Anthology Recordings is pleased to announce the reissue of the long out of print -- and never before officially issued in the US -- trilogy of albums by Catherine Ribeiro + Alpes, 1970's N°2, 1971's Âme Debout, and 1972's Paix. Anthology's presentation of these foundational LPs, arguably the group's finest hours on wax, fills in a crucial missing link in the canon of psychedelic and experimental music of the 60s and 70s. In a lineage with other uncompromising women singers such as Edith Piaf, Nico, and Diamanda Galas, Ribeiro's is a sound of possession, of ritual. Her approach shares more with performance art than it does with pop music. It's the sound of love and madness and political tumult, stripped bare and emerged from dark recesses. With her weighty voice, she emphasized expression and meaning over immaculate, adventurous musicality. Each LP includes its own insert featuring photos and original press material culled from Ribeiro's personal archive. Limited first run of 750.

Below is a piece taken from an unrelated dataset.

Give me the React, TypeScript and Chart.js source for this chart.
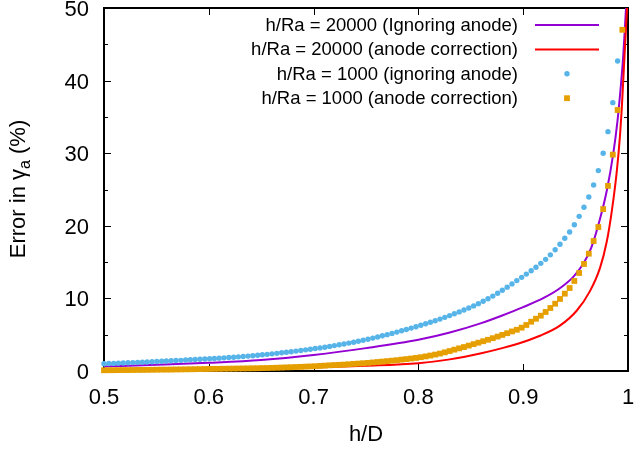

"The first album by the French group Catherine Ribeiro+Alpes was the oddly named “No. 2.” Titled as such to tie-in with their previous incarnation as the short-lived Catherine Ribeiro+2 Bis, after this lineup recorded their sole effort for Festival Records, Ribeiro and husband Patrice Moullet disbanded 2 Bis and reassembled as the re-named Catherine Ribeiro+Alpes with the addition of Denis Cohen on percussion and organ. What they achieved as a trio was light years ahead of 2 Bis for “No. 2” sounds the result of an ensemble far larger, stronger, wiser and prone to experimentation. With the playing field emptied of their earlier folk-rock ruminations, Moullet was allowed to impose an uncompromised musical vision with his own self-made instruments. Yielding previously unheard sounds, they assisted in building up repetitive layers of rhythmic motifs to provide contrast to Ribeiro’s vocals, located in a similar no-woman’s zone as Nico’s on her then-recent album, “The Marble Index.” Perhaps it was their shared past lives as actresses (Nico in Fellini’s “La Dolce Vita,” Ribeiro in Godard’s “Les Carabiners”) eternal expatriate outsiders (the German-born Nico relocating to New York City and many points in Europe while Ribeiro was born in Lyon, France to working class Portuguese parents) or the drama of their existences as young and strikingly beautiful European artistes coming of age during the chaos of the sixties/seventies cusp -- A chaos they both navigated with more than a great degree of poise and forbearance." taken from Julian Cope's Headheritage extensive review
Ame Debout breaks much new ground for 1971, with Alpes joined by Gong keyboardist Patrice Lemoine and his bassist brother Jean-Sébastien. Rather than trying to fuse recognizable musical styles with vocals,Ame Debout illustrates Alpes's relationship with Ribeiro as something instantly more elemental and complicated. The music launches immediately into a radical sound world of acoustic guitar, bass, stabbing and soaring organ, scuttling percuphone, and celestial cosmophone. The album retains a repetition stretched across tracks and time that shifts ever so slightly but rarely responds directly to Ribeiro's vocals. The band's instrumental work drifts hazily beneath Ribeiro's swells, supporting her harmonically but never displaying enough ego to act as anything other than a platform for her existential angst, as if to conjure her id onto tape. These elements converge on Ame Debout, transforming a largely improvised combination of instrumentation and vocals into the utmost emotional expression.